Si il est assez instructif, et sans doute rassurant, de constater que les ratios qui décrivent l'état du corps social à travers un baromètre interne semblent désormais passés dans une zone verte, il n'en reste pas moins que les tensions qui le traversent semblent persister selon les dires de ce même Directeur des Ressources Humaines.
 
Outre le fait que ces propos supposent l'existence possible d'une météorologie du corps social qui mériterait sans doute d'être définie, ces indicateurs m'invitent à penser que la rationalisation (l'art et la manière d'établir des ratios pour mesurer quelquechose comme par exemple la "météo") reste avant tout fondée sur un paradigme mécaniste comme si on pouvait attribuer au corps social un certain nombre de "vu-mètre" pertinents afin d'en mesurer son fonctionnement ou son dysfonctionnement par rapport à une norme. Ce qui n'est pas sans rappeler au passage les débats houleux et toujours en vigueur sur les rapports plus que relatifs du normal au pathologique tant au niveau individuel que collectif.
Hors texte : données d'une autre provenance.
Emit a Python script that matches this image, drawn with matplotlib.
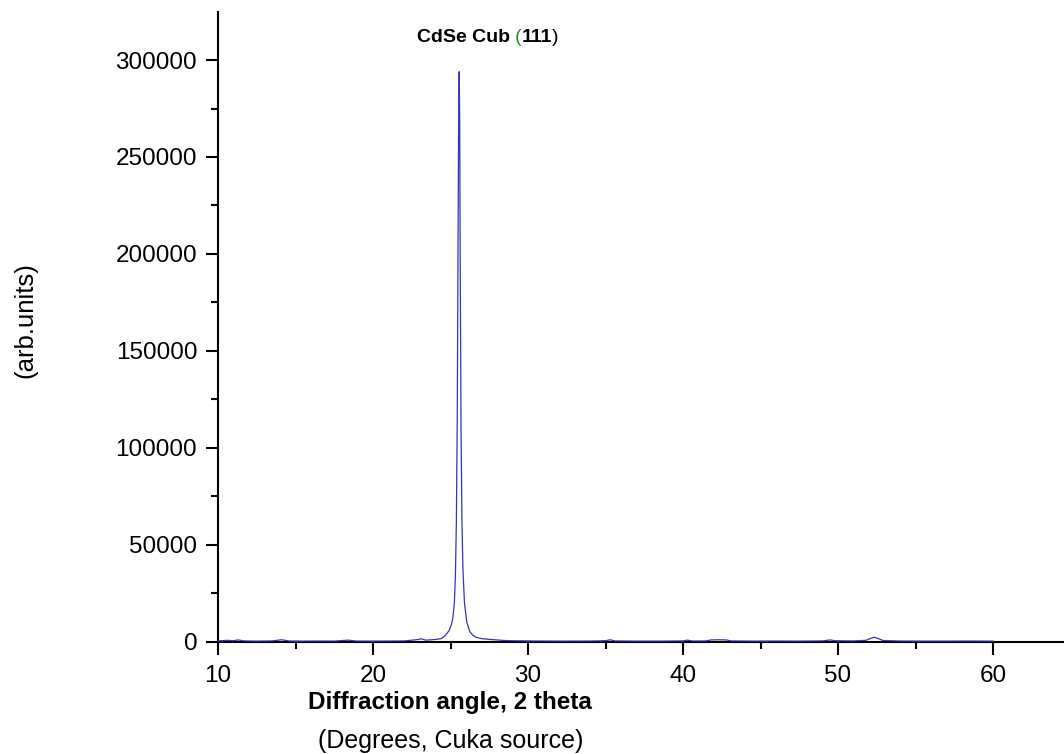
import matplotlib
matplotlib.use("Agg")
import matplotlib.pyplot as plt
from matplotlib.ticker import MultipleLocator, FuncFormatter

plt.rcParams["font.family"] = ["Liberation Sans", "DejaVu Sans"]

# XRD scan: diffraction angle (2 theta, degrees) and intensity (counts)
two_theta = [
    10.0, 10.6, 11.0, 11.3, 11.7, 12.5, 13.5, 14.1, 14.6, 15.5, 16.5, 17.5,
    18.4, 18.9, 20.0, 21.0, 22.0, 22.8, 23.1, 23.4, 23.8, 24.1, 24.4, 24.65,
    24.9, 25.05, 25.15, 25.25, 25.32, 25.38, 25.44, 25.49, 25.53, 25.56,
    25.59, 25.63, 25.68, 25.74, 25.8, 25.9, 26.05, 26.25, 26.45, 26.65,
    27.0, 27.5, 28.0, 28.5, 29.0, 30.0, 31.0, 32.5, 34.0, 35.0, 35.3, 35.6,
    37.0, 38.5, 40.0, 40.3, 40.6, 41.5, 41.8, 42.3, 42.8, 43.1, 44.5, 46.0,
    47.5, 49.0, 49.5, 49.8, 51.0, 51.8, 52.1, 52.35, 52.6, 52.9, 54.0, 55.5,
    57.0, 58.5, 60.0,
]
intensity = [
    300, 600, 400, 800, 300, 200, 300, 900, 250, 200, 250, 200,
    700, 250, 200, 250, 300, 900, 1400, 700, 900, 1100, 1500, 3000,
    5500, 8500, 12000, 20000, 35000, 62000, 120000, 210000, 275000, 294000,
    272000, 190000, 110000, 62000, 38000, 20000, 10000, 5000, 3200, 2200,
    1500, 1100, 800, 500, 400, 300, 250, 200, 250, 400, 900, 300,
    200, 200, 300, 700, 250, 300, 800, 900, 800, 300, 200, 250,
    200, 300, 800, 400, 300, 600, 1600, 2200, 1500, 500, 250, 200,
    200, 250, 200,
]

x_major = 10
x_minor = 5
y_major = 50000
y_minor = 25000

fig = plt.figure(figsize=(10.64, 7.54), dpi=100)
ax = fig.add_axes([218 / 1064, 1 - 641.5 / 754, 1 - 218 / 1064, (641.5 - 12) / 754])

ax.plot(two_theta, intensity, color="#3535b5", linewidth=0.9, zorder=5,
        clip_on=False)

ax.set_xlim(10, 10 + 846 / 15.5)
ax.set_ylim(0, 324800)

for side in ("top", "right"):
    ax.spines[side].set_visible(False)
for side in ("left", "bottom"):
    ax.spines[side].set_linewidth(1.5)
    ax.spines[side].set_color("black")

ax.xaxis.set_major_locator(MultipleLocator(x_major))
ax.xaxis.set_minor_locator(MultipleLocator(x_minor))
ax.yaxis.set_major_locator(MultipleLocator(y_major))
ax.yaxis.set_minor_locator(MultipleLocator(y_minor))
ax.yaxis.set_major_formatter(FuncFormatter(lambda v, p: f"{int(round(v))}"))

ax.tick_params(which="major", direction="out", length=9, width=1.5,
               labelsize=17.5, colors="black")
ax.tick_params(which="minor", direction="out", length=5, width=1.5)
ax.tick_params(axis="x", which="major", pad=8)
ax.tick_params(axis="y", which="major", pad=6)

fig.text(450 / 1064, 1 - 702 / 754, "Diffraction angle, 2 theta",
         ha="center", va="center", fontsize=17.5, fontweight="bold")
fig.text(451 / 1064, 1 - 741 / 754, "(Degrees, Cuka source)",
         ha="center", va="center", fontsize=18)
fig.text(25 / 1064, 1 - 320 / 754, "(arb.units)", rotation=90,
         ha="center", va="center", fontsize=18.5)

# Peak label "CdSe Cub (111)" with a green opening bracket
title_y = 1 - 42 / 754
parts = [("CdSe Cub", "bold", "black", 5), ("(", "normal", "#2e8b2e", 0),
         ("111", "bold", "black", 0), (")", "normal", "black", 0)]
fig.canvas.draw()
renderer = fig.canvas.get_renderer()
x_px = 417
for txt, weight, col, gap in parts:
    t = fig.text(x_px / 1064, title_y, txt, ha="left", va="baseline",
                 fontsize=14, fontweight=weight, color=col)
    bb = t.get_window_extent(renderer=renderer)
    x_px = bb.x1 + gap

fig.savefig("out.png", dpi=100)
Mais passons.
 
Un collectif d'individu ne constitue en aucune manière un mécanisme tel un moteur composé de pièces asservies les unes aux autres et pour lequel, en cas de dysfonctionnements, il suffirait de remplacer ou de réparer certaines d'entre elles pour que ça reparte ! Il s'agit plutôt, chacun le sait, d'un système de relations humaines toujours changeantes en fonction de contingences externes (le marché, la concurrence mais aussi les ruptures technologiques, etc.) et internes (organisation, fonctionnement, mode de management, relations interpersonnelles, dispositifs techniques, etc.), un système où l'interdépendance est reine mais avec une particularité notoire en quoi consiste l'autonomie toujours possible (1) de chacun (ce qui n'est pas le cas des pièces d'un moteur qui ne jouissent pas d'un pouvoir de décision).
 
Aussi les ratios sont-ils sans doute nécessaires mais jamais suffisants pour mesurer mais aussi et surtout comprendre un système de relations organisées autour d'une finalité productive. Si la réparation est naturellement associée à la vision mécaniste - elle reste de ce point de vue assez "angélique" quand on croit pouvoir réparer des relations humaines -, la régulation quant à elle est associée à la vision systémique notamment, mais non exclusivement, pour ce qui concerne les systèmes humains de travail organisé. Or il y a encore beaucoup à faire, me semble-t-il, pour instruire la question de cette régulation, dite sociale, pour la simple et bonne raison qu'elle vise essentiellement à travailler (modifier, transformer) les représentations que chacun se fait des rapports de production c'est-à-dire des rapports de subordination et plus largement de l'exercice du pouvoir voire de la domination.
 
De ce point de vue quand le Directeur des Ressources Humaines dit, dans son mot destiné aux managers et uniquement à eux, que "l'autorité managériale doit être pleinement respectée et soutenue", on a immédiatement envie de lui opposer la double question suivante : quelles sont les conditions réelles et forcément négociées qui puissent fonder d'une part l'autorité managériale et d'autre part son respect et son soutien? Car en effet le respect et le soutien d'une telle autorité, une fois qu'elle a fait préalablement l'objet d'un accord sur la définition de son exercice, n'est pas une donnée de fait notamment parce qu'elle est intimement liée à la question de la légitimité managériale. Ce qui, pour finir, n'est pas sans lien avec la période électorale qui est la nôtre où il est question de ré-interroger la res publica (la chose publique), c'est-à-dire les fondements de la République dont toute organisation du travail n'est qu'une particularité.
 
Thierry Curiale
 
(1)Autonomie relative il faut l'admettre notamment à cause de cette interdépendance dont il conviendrait de définir les termes mais nous n'en avons pas le temps ici même.